A long and determined push to create a powerful Snohomish County Commission on Human Rights has run smack into a hard reality: the anemic county budget.
County Council Chairman Dave Gossett’s proposal to create a seven-member commission that — for now, at least — wouldn’t come with a paid director or investigators, is reasonable and realistic, despite the criticism it got last week from disappointed civil rights activists.
The recession has blown a hole in county revenues, as it has for most governments. New long-term projections show large and growing shortfalls, and it’s hard to imagine solutions that don’t include job cuts. Creating a new human rights office with a full-time director and two investigators can’t be justified against that likelihood.
For advocates who have worked earnestly and persistently on this, getting something at this point would be far better than getting nothing.
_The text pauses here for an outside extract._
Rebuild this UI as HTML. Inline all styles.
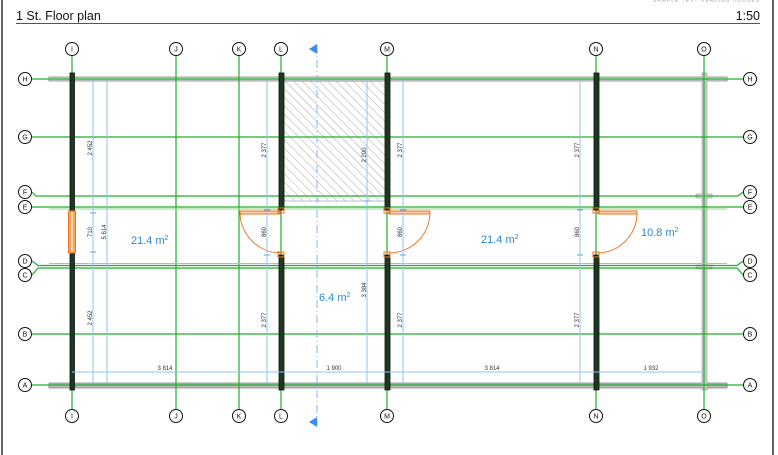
<!DOCTYPE html>
<html><head><meta charset="utf-8"><style>
html,body{margin:0;padding:0;background:#fff;width:778px;height:455px;overflow:hidden}
svg{display:block;font-family:"Liberation Sans",sans-serif}
</style></head><body>
<svg width="778" height="455" viewBox="0 0 778 455" xmlns="http://www.w3.org/2000/svg">
<defs>
<pattern id="h" width="6" height="6" patternUnits="userSpaceOnUse" patternTransform="rotate(-45)">
<line x1="0" y1="0" x2="0" y2="6" stroke="#999" stroke-width="0.8"/></pattern>
</defs>
<!-- frame -->
<line x1="2" y1="0" x2="2" y2="455" stroke="#000" stroke-width="1.2"/>
<line x1="773" y1="0" x2="773" y2="455" stroke="#000" stroke-width="1.2"/>
<text x="16" y="20" font-size="12.5" fill="#111">1 St. Floor plan</text>
<text x="760" y="20" font-size="12.5" fill="#111" text-anchor="end">1:50</text>
<text x="760" y="2" font-size="5" fill="#aaa" text-anchor="end" letter-spacing="1">SAMPLE TEXT HEADING HOUSES</text>
<line x1="16" y1="23.5" x2="760" y2="23.5" stroke="#555" stroke-width="1"/>

<!-- hatched area -->
<rect x="284" y="81" width="101" height="120" fill="url(#h)" stroke="#999" stroke-width="0.6"/>

<!-- outer walls -->
<rect x="49" y="77" width="678" height="4" fill="#ddd" stroke="#888" stroke-width="0.8"/>
<rect x="49" y="383" width="678" height="5" fill="#bbb" stroke="#888" stroke-width="0.8"/>
<rect x="702" y="73" width="5" height="317" fill="#ccc" stroke="#999" stroke-width="0.6"/>
<rect x="696" y="194" width="16" height="4" fill="#ddd" stroke="#999" stroke-width="0.6"/>
<rect x="696" y="265" width="16" height="4" fill="#ddd" stroke="#999" stroke-width="0.6"/>

<!-- grid lines -->
<g stroke="#1fae2a" stroke-width="1.2" fill="none">
<line x1="32" y1="79" x2="743" y2="79"/>
<line x1="32" y1="137" x2="743" y2="137"/>
<polyline points="32,192 36,196 738,196 743,192"/>
<line x1="32" y1="207" x2="743" y2="207"/>
<polyline points="32,261 38,265.5 737,265.5 743,261"/>
<polyline points="32,275 38,268 737,268 743,275"/>
<line x1="32" y1="334" x2="743" y2="334"/>
<line x1="32" y1="385" x2="743" y2="385"/>
<line x1="72" y1="56" x2="72" y2="409"/>
<line x1="176" y1="56" x2="176" y2="409"/>
<line x1="239" y1="56" x2="239" y2="409"/>
<line x1="281" y1="56" x2="281" y2="409"/>
<line x1="387" y1="56" x2="387" y2="409"/>
<line x1="596" y1="56" x2="596" y2="409"/>
<line x1="704" y1="56" x2="704" y2="409"/>
</g>
<g stroke="#8ed88e" stroke-width="1">
<line x1="49" y1="209" x2="727" y2="209"/>
<line x1="49" y1="263.5" x2="727" y2="263.5"/>
</g>

<!-- interior walls -->
<g fill="#1c3a20" stroke="#111" stroke-width="0.8">
<rect x="70" y="73" width="4.5" height="138"/><rect x="70" y="254" width="4.5" height="136"/>
<rect x="279" y="73" width="5" height="137"/><rect x="279" y="255" width="5" height="135"/>
<rect x="385" y="73" width="5" height="137"/><rect x="385" y="255" width="5" height="135"/>
<rect x="594" y="73" width="5" height="137"/><rect x="594" y="255" width="5" height="135"/>
</g>
<!-- window -->
<rect x="68.5" y="211" width="7" height="42" fill="#f7a860" stroke="#f07020" stroke-width="1"/>
<line x1="72" y1="212" x2="72" y2="252" stroke="#fff" stroke-width="1"/>

<!-- doors -->
<g fill="none" stroke="#f07020" stroke-width="1">
<rect x="240" y="211" width="40" height="3" fill="#fbd0b0"/>
<path d="M240,213 A41,41 0 0 0 281,253"/>
<rect x="278" y="208" width="6" height="5"/><rect x="278" y="252" width="6" height="5"/>
<rect x="389" y="211" width="41" height="3" fill="#fbd0b0"/>
<path d="M430,213 A41,41 0 0 1 389,253"/>
<rect x="384" y="208" width="6" height="5"/><rect x="384" y="252" width="6" height="5"/>
<rect x="598" y="211" width="39" height="3" fill="#fbd0b0"/>
<path d="M637,213 A40,40 0 0 1 598,253"/>
<rect x="593" y="208" width="6" height="5"/><rect x="593" y="252" width="6" height="5"/>
</g>

<!-- dimension lines -->
<g stroke="#8cc4f5" stroke-width="1" fill="none">
<line x1="93" y1="81" x2="93" y2="383"/>
<line x1="107" y1="81" x2="107" y2="383"/>
<line x1="267" y1="81" x2="267" y2="383"/>
<line x1="367" y1="81" x2="367" y2="383"/>
<line x1="403" y1="81" x2="403" y2="383"/>
<line x1="580" y1="81" x2="580" y2="383"/>
<line x1="72" y1="372" x2="704" y2="372"/>
</g>
<g stroke="#5aa8ee" stroke-width="1">
<line x1="90" y1="213" x2="96" y2="213"/><line x1="90" y1="252" x2="96" y2="252"/>
<line x1="264" y1="210" x2="270" y2="210"/><line x1="264" y1="255" x2="270" y2="255"/>
<line x1="400" y1="210" x2="406" y2="210"/><line x1="400" y1="255" x2="406" y2="255"/>
<line x1="577" y1="210" x2="583" y2="210"/><line x1="577" y1="255" x2="583" y2="255"/>
<line x1="364" y1="201" x2="370" y2="201"/>
</g>
<g font-size="6" fill="#333" text-anchor="middle">
<text transform="translate(92,148) rotate(-90)">2 452</text>
<text transform="translate(92,232) rotate(-90)">710</text>
<text transform="translate(106,232) rotate(-90)">5 614</text>
<text transform="translate(92,318) rotate(-90)">2 452</text>
<text transform="translate(266,150) rotate(-90)">2 377</text>
<text transform="translate(266,232) rotate(-90)">860</text>
<text transform="translate(266,320) rotate(-90)">2 377</text>
<text transform="translate(366,155) rotate(-90)">2 200</text>
<text transform="translate(366,290) rotate(-90)">3 384</text>
<text transform="translate(402,150) rotate(-90)">2 377</text>
<text transform="translate(402,232) rotate(-90)">860</text>
<text transform="translate(402,320) rotate(-90)">2 377</text>
<text transform="translate(579,150) rotate(-90)">2 377</text>
<text transform="translate(579,232) rotate(-90)">860</text>
<text transform="translate(579,320) rotate(-90)">2 377</text>
<text x="165" y="370">3 814</text>
<text x="334" y="370">1 900</text>
<text x="492" y="370">3 814</text>
<text x="651" y="370">1 932</text>
</g>

<!-- section line -->
<line x1="317" y1="45" x2="317" y2="425" stroke="#7ab8f0" stroke-width="1" stroke-dasharray="8,3,1,3"/>
<polygon points="309,49 317,44 317,54" fill="#3a8ef0"/>
<polygon points="309,422 317,417 317,427" fill="#3a8ef0"/>

<!-- area labels -->
<g font-size="11" fill="#2a8ad0">
<text x="131" y="244">21.4 m<tspan font-size="7" dy="-4">2</tspan></text>
<text x="319" y="301">6.4 m<tspan font-size="7" dy="-4">2</tspan></text>
<text x="481" y="243">21.4 m<tspan font-size="7" dy="-4">2</tspan></text>
<text x="641" y="236">10.8 m<tspan font-size="7" dy="-4">2</tspan></text>
</g>

<!-- grid bubbles -->
<g fill="#fff" stroke="#111" stroke-width="1">
<circle cx="72" cy="49" r="6.5"/><circle cx="176" cy="49" r="6.5"/><circle cx="239" cy="49" r="6.5"/>
<circle cx="281" cy="49" r="6.5"/><circle cx="387" cy="49" r="6.5"/><circle cx="596" cy="49" r="6.5"/><circle cx="704" cy="49" r="6.5"/>
<circle cx="72" cy="416" r="6.5"/><circle cx="176" cy="416" r="6.5"/><circle cx="239" cy="416" r="6.5"/>
<circle cx="281" cy="416" r="6.5"/><circle cx="387" cy="416" r="6.5"/><circle cx="596" cy="416" r="6.5"/><circle cx="704" cy="416" r="6.5"/>
<circle cx="25" cy="79" r="6.5"/><circle cx="25" cy="137" r="6.5"/><circle cx="25" cy="192" r="6.5"/><circle cx="25" cy="207" r="6.5"/>
<circle cx="25" cy="261" r="6.5"/><circle cx="25" cy="275" r="6.5"/><circle cx="25" cy="334" r="6.5"/><circle cx="25" cy="385" r="6.5"/>
<circle cx="750" cy="79" r="6.5"/><circle cx="750" cy="137" r="6.5"/><circle cx="750" cy="192" r="6.5"/><circle cx="750" cy="207" r="6.5"/>
<circle cx="750" cy="261" r="6.5"/><circle cx="750" cy="275" r="6.5"/><circle cx="750" cy="334" r="6.5"/><circle cx="750" cy="385" r="6.5"/>
</g>
<g font-size="7" fill="#111" text-anchor="middle">
<text x="72" y="51.5">I</text><text x="176" y="51.5">J</text><text x="239" y="51.5">K</text><text x="281" y="51.5">L</text><text x="387" y="51.5">M</text><text x="596" y="51.5">N</text><text x="704" y="51.5">O</text>
<text x="72" y="418.5">I</text><text x="176" y="418.5">J</text><text x="239" y="418.5">K</text><text x="281" y="418.5">L</text><text x="387" y="418.5">M</text><text x="596" y="418.5">N</text><text x="704" y="418.5">O</text>
<text x="25" y="81.5">H</text><text x="25" y="139.5">G</text><text x="25" y="194.5">F</text><text x="25" y="209.5">E</text><text x="25" y="263.5">D</text><text x="25" y="277.5">C</text><text x="25" y="336.5">B</text><text x="25" y="387.5">A</text>
<text x="750" y="81.5">H</text><text x="750" y="139.5">G</text><text x="750" y="194.5">F</text><text x="750" y="209.5">E</text><text x="750" y="263.5">D</text><text x="750" y="277.5">C</text><text x="750" y="336.5">B</text><text x="750" y="387.5">A</text>
</g>
</svg>
</body></html>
It keeps their good work moving forward. Establishing a commission of volunteers, as Gossett proposes, will bring a higher profile to human and civil rights issues here — especially if those volunteers bring a high level of leadership, vision and energy to their work.
Laying a strong foundation now could lead to a structure with more teeth once the county budget picture improves. An active commission can raise awareness of racism and other forms of discrimination, and help direct alleged victims of discrimination to resources that are already available at the state and federal level.
Some frustration on the part of activists is understandable. But at a council meeting last week, it was misdirected at council members who have been supportive of advocates’ goals, but also must deal with painful budget realities.
A suggestion that because all five council members are white men in their 50s, they don’t adequately appreciate the issue, was unfair. Most have worked earnestly to keep the proposal moving forward, even in tough times; the ordinance proposed by Gossett is the latest example. (It will be the subject of a public hearing at 6:30 p.m. June 7.)
In recent years, various ideas for the commission’s structure have come forth from the community, legal opinions from the prosecuting attorney’s office have been issued, revisions have been made and debated. The process of creating a new bureaucracy should be a careful one, and that takes time.
Now, when much of that work has been completed, the worst economic downturn in generations has gotten in the way. It’s a case of bad timing, not bad faith.
Supporters should make the best of this situation by embracing Gossett’s proposal and, for now, committing to squeeze every drop of potential out of a new commission.
The vision of a community free of discrimination and cultural intolerance remains. The quest to realize it will continue.